_SET PROBLEM:_ List each line of the data in which the string "this" appears.

-------- DATASET CONTENT

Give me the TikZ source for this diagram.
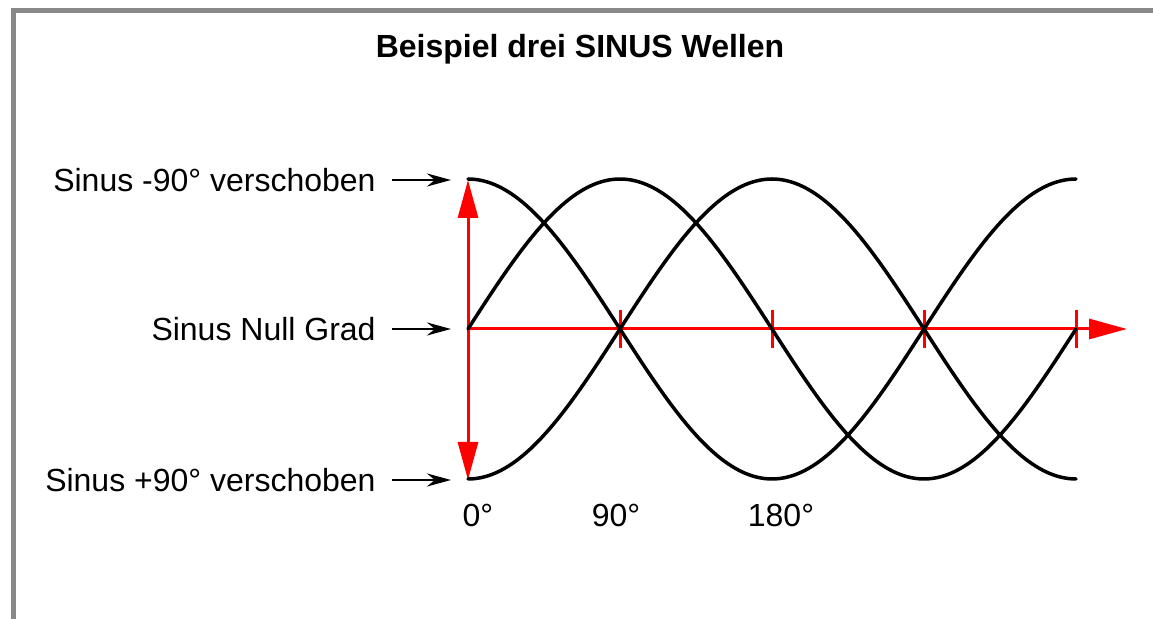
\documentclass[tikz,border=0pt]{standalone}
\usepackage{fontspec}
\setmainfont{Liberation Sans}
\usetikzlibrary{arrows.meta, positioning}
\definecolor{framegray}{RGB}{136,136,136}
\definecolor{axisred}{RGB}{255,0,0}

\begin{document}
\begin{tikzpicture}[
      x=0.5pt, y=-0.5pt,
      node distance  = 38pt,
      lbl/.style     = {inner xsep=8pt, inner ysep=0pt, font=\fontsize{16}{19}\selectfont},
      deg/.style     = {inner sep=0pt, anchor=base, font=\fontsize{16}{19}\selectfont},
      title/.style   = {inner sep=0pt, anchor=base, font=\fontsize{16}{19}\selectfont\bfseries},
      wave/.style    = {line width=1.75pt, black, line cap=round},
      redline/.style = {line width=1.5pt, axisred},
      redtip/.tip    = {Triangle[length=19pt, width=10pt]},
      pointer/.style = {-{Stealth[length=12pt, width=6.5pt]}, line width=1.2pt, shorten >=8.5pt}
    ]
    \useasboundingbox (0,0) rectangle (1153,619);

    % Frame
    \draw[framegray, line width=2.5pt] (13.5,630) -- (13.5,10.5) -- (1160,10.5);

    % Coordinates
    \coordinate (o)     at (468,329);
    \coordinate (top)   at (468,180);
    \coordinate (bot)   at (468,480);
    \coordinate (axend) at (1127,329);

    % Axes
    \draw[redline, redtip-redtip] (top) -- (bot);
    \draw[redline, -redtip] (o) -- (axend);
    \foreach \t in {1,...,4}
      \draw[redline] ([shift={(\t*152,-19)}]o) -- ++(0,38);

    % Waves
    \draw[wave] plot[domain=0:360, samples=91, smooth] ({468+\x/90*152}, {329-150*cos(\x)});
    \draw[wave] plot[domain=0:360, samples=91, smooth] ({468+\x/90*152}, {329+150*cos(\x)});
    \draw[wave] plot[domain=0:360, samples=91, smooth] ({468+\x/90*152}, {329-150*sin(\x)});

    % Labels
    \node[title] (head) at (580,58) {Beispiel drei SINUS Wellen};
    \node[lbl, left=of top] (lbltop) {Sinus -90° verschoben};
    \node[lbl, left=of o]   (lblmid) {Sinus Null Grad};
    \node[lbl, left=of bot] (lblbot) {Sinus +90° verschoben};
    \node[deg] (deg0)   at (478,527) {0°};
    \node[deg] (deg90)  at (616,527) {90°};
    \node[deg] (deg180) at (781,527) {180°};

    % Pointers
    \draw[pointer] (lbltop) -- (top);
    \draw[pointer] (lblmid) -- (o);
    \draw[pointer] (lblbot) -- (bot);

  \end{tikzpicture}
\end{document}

----------------
-------- DATASET CONTENT

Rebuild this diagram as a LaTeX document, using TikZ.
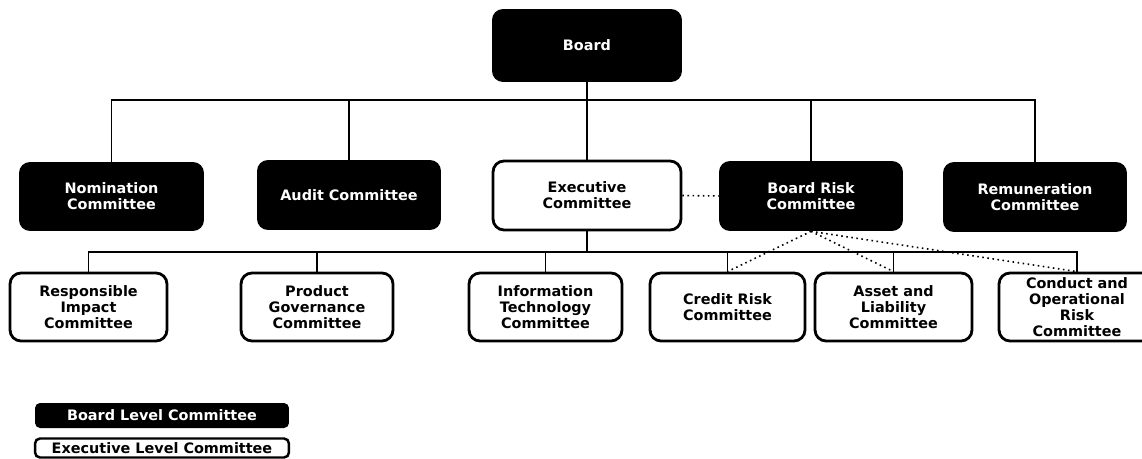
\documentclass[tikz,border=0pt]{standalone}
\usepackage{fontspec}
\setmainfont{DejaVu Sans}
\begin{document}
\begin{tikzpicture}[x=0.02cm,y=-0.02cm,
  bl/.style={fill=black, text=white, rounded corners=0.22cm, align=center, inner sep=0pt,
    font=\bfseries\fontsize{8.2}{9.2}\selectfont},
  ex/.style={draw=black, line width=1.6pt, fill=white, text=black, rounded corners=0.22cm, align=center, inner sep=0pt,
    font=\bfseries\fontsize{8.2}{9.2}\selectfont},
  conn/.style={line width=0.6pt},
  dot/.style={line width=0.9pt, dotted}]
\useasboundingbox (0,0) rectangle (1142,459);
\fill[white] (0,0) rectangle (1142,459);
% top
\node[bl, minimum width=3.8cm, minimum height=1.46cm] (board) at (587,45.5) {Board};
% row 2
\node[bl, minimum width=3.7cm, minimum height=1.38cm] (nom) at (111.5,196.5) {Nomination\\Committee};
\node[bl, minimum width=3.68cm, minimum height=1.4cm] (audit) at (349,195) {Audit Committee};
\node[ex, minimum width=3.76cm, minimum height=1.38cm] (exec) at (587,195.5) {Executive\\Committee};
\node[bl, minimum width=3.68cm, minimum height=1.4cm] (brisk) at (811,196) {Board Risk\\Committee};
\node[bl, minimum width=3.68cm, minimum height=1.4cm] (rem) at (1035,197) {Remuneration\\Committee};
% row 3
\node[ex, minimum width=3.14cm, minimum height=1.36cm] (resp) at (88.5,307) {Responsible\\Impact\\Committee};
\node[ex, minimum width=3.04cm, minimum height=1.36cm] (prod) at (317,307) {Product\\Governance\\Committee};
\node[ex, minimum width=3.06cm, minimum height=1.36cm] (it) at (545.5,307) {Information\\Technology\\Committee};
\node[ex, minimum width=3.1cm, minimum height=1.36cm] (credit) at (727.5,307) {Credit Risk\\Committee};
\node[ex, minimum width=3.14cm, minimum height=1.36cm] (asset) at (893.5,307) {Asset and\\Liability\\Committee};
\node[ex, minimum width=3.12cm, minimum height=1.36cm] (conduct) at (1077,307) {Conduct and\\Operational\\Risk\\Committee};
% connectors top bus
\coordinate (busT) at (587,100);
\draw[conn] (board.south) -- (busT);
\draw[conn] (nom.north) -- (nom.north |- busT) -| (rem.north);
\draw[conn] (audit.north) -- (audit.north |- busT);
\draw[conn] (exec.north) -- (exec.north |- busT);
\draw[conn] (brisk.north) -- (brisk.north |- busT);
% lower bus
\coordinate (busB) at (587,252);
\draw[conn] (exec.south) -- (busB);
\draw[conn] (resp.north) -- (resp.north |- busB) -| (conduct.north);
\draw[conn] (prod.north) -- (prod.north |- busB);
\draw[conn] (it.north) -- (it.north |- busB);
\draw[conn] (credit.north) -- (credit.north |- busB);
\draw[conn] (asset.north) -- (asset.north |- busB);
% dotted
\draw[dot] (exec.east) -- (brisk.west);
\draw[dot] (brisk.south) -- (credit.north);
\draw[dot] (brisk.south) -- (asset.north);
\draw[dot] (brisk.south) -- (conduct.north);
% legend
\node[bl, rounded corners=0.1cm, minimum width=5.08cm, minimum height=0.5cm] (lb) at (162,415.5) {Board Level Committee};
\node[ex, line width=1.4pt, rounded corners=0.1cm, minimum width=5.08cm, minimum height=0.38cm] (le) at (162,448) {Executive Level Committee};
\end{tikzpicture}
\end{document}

----------------

_ANSWER TO THE EXERCISE:_
Give me the TikZ source for this diagram.
Rebuild this diagram as a LaTeX document, using TikZ.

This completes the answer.